Scientific classification
- Kingdom: Animalia
- Phylum: Chordata
- Class: Aves
- Order: Accipitriformes
- Family: Accipitridae
- Genus: Leptodon
- Species: L. forbesi
- Binomial name: Leptodon forbesi (Swann, 1922)

= White-collared kite =

- Genus: Leptodon
- Species: forbesi
- Authority: (Swann, 1922)
- Conservation status: EN

Species of bird

The white-collared kite (Leptodon forbesi) is an endangered species of bird in the subfamily Perninae of the family Accipitridae, the diurnal raptors. It is endemic to northeastern Brazil.

==Taxonomy and systematics==

Until the early 2000s the white-collared kite was considered an aberrant plumage of the grey-headed kite (L. cayanensis) but morphological and other evidence strongly support its treatment as a full species. It is monotypic.

The species' specific epithet commemorates the British zoologist William Alexander Forbes.

==Description==

The white-collared kite is about 50 cm long and weighs 550 to 580 g. Adults usually have a grey head with a white hindneck, but sometimes only the crown is gray and in other individuals the entire head is white. They have black upperparts, white underparts, and a black tail with a whitish tip and a broad ash-white band in the middle (or two white bands with a narrow black one between them). Their scapulars, secondaries, and inner primaries have broad white tips that are typically reduced or lost through wear.

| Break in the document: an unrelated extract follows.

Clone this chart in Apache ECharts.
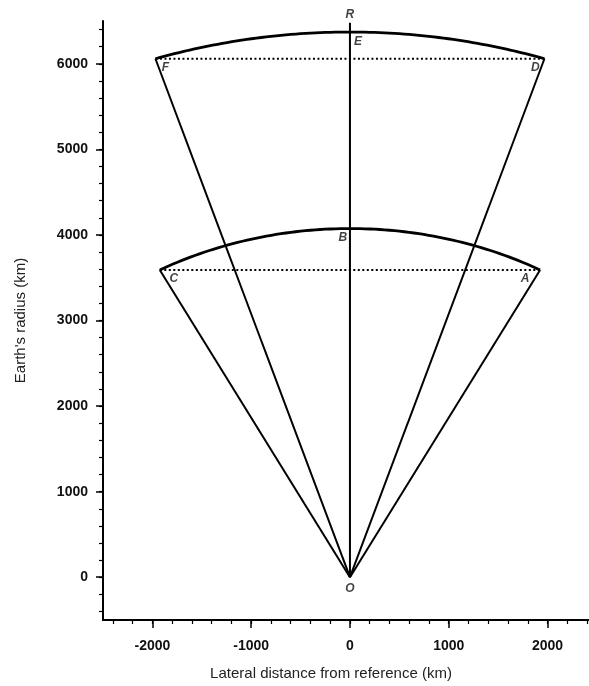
<!DOCTYPE html>
<html>
<head>
<meta charset="utf-8">
<script src="https://cdn.jsdelivr.net/npm/echarts@6/dist/echarts.min.js"></script>
<style>html,body{margin:0;padding:0;background:#fff}#c{width:589px;height:686px}</style>
</head>
<body>
<div id="c"></div>
<script>
// ---- data (km) ----
const xMajorTicks = [-2000, -1000, 0, 1000, 2000];
const xMinorTicks = [-2400, -2200, -2000, -1800, -1600, -1400, -1200, -1000, -800, -600, -400, -200, 0, 200, 400, 600, 800, 1000, 1200, 1400, 1600, 1800, 2000, 2200, 2400];
const yMajorTicks = [0, 1000, 2000, 3000, 4000, 5000, 6000];
const yMinorTicks = [-400, -200, 0, 200, 400, 600, 800, 1000, 1200, 1400, 1600, 1800, 2000, 2200, 2400, 2600, 2800, 3000, 3200, 3400, 3600, 3800, 4000, 4200, 4400, 4600, 4800, 5000, 5200, 5400, 5600, 5800, 6000, 6200, 6400];

const pointNames = ['O', 'C', 'A', 'B', 'F', 'D', 'E', 'R'];
const pointX =     [0, -1925, 1925, 0, -1969, 1969, 0, 0];
const pointY =     [0, 3591, 3591, 4075, 6059, 6059, 6371, 6480];

// label offsets in pixels (style only)
const labelOffsets = {O:[0,11], C:[14,9], A:[-15,9], B:[-7,9], F:[10,9], D:[-9,9], E:[8,10], R:[0,-8]};

function P(n){ const i = pointNames.indexOf(n); return [pointX[i], pointY[i]]; }

// circular arc about O passing through end points p and q (symmetric)
function arc(p, q, n){
  const r = Math.hypot(p[0], p[1]);
  const a0 = Math.atan2(p[1], p[0]), a1 = Math.atan2(q[1], q[0]);
  const pts = [];
  for (let k = 0; k <= n; k++){
    const a = a0 + (a1 - a0) * k / n;
    pts.push([r * Math.cos(a), r * Math.sin(a)]);
  }
  return pts;
}

const font = "'Liberation Sans', Arial, sans-serif";
const black = '#000';

function seg(data, width, type){
  return {type:'line', data:data, symbol:'none', silent:true, clip:false,
    lineStyle:{color:black, width:width, type:type||'solid'}, z:3};
}

const series = [
  seg([P('O'), P('C')], 2),
  seg([P('O'), P('A')], 2),
  seg([P('O'), P('F')], 2),
  seg([P('O'), P('D')], 2),
  seg([P('O'), P('R')], 2),
  seg([P('C'), P('A')], 2, [2, 2.5]),
  seg([P('F'), P('D')], 2, [2, 2.5]),
  seg(arc(P('C'), P('A'), 80), 2.8),
  seg(arc(P('F'), P('D'), 80), 2.8),
  {
    type:'scatter', symbolSize:0, silent:true, clip:false, z:5,
    data: pointNames.map((n,i)=>({name:n, value:[pointX[i], pointY[i]],
      label:{show:true, position:'inside', offset:labelOffsets[n], formatter:n,
        fontFamily:font, fontSize:12, fontWeight:'bold', fontStyle:'italic', color:'#111'}}))
  }
];

const plain = v => String(v);

const chart = echarts.init(document.getElementById('c'), null, {renderer:'canvas'});
chart.setOption({
  animation:false,
  backgroundColor:'#fff',
  grid:{left:103, right:0, top:21, bottom:59, containLabel:false},
  xAxis:[{
    type:'value', min:-2500, max:2420, position:'bottom',
    axisLine:{show:true, onZero:false, lineStyle:{color:black, width:2}},
    axisTick:{show:true, customValues:xMajorTicks, length:8, lineStyle:{color:black, width:1.5}},
    axisLabel:{customValues:xMajorTicks, formatter:plain, margin:19, fontFamily:font, fontSize:14, fontWeight:'bold', color:'#111'},
    splitLine:{show:false},
    name:'Lateral distance from reference (km)', nameLocation:'middle', nameGap:46,
    nameTextStyle:{fontFamily:font, fontSize:15, color:'#222', padding:[0,30,0,0]}
  },{
    type:'value', min:-2500, max:2420, position:'bottom',
    axisLine:{show:false, onZero:false},
    axisTick:{show:true, customValues:xMinorTicks, length:4, lineStyle:{color:black, width:1.2}},
    axisLabel:{show:false}, splitLine:{show:false}
  }],
  yAxis:[{
    type:'value', min:-500, max:6500, position:'left',
    axisLine:{show:true, onZero:false, lineStyle:{color:black, width:2}},
    axisTick:{show:true, customValues:yMajorTicks, length:7, lineStyle:{color:black, width:1.5}},
    axisLabel:{customValues:yMajorTicks, formatter:plain, margin:15, fontFamily:font, fontSize:14, fontWeight:'bold', color:'#111'},
    splitLine:{show:false},
    name:"Earth's radius (km)", nameLocation:'middle', nameGap:75,
    nameTextStyle:{fontFamily:font, fontSize:15, color:'#222'}
  },{
    type:'value', min:-500, max:6500, position:'left',
    axisLine:{show:false, onZero:false},
    axisTick:{show:true, customValues:yMinorTicks, length:4, lineStyle:{color:black, width:1.2}},
    axisLabel:{show:false}, splitLine:{show:false}
  }],
  series:series
});
</script>
</body>
</html>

==Distribution and habitat==

The white-collared kite is found only in parts of four states of northeastern Brazil: eastern Paraíba, eastern Pernambuco, eastern Alagoas, and southern Sergipe. It primarily inhabits the Atlantic forest though it has been spotted over mangroves. In elevation it occurs from near sea level to 600 m.

==Behavior==
===Movement===

The white-collared kite is mostly sedentary but has been seen flying over sugar cane fields between isolated forest patches.

===Feeding===

Essentially nothing is known about the white-collared kite's hunting methods or diet. During the one documented observation the bird swooped from a perch, caught prey thought to be an insect, and returned to the same perch.

===Breeding===

The white-collared kite's breeding biology is almost unknown. Single birds and pairs have been observed making fluttering "butterfly" display flights between October and January, and an active nest was found in April.

===Vocalization===

The white-collared kite makes a flight call "kua-kua-kua-kua" and "a cat-like 'eeeAAW'" during the display flight.

==Status==

The IUCN originally assessed the white-collared kite as Critically Endangered but since 2017 has rated it Endangered. It has a very small and fragmented range and its estimated population of between 250 and 1000 mature individuals is believed to be decreasing. Most of its original habitat has been cleared, primarily for agriculture, and small-scale logging continues in some of the remaining fragments. It is known from only about 30 sites, some of which are private preserves. Brazilian authorities consider it Endangered.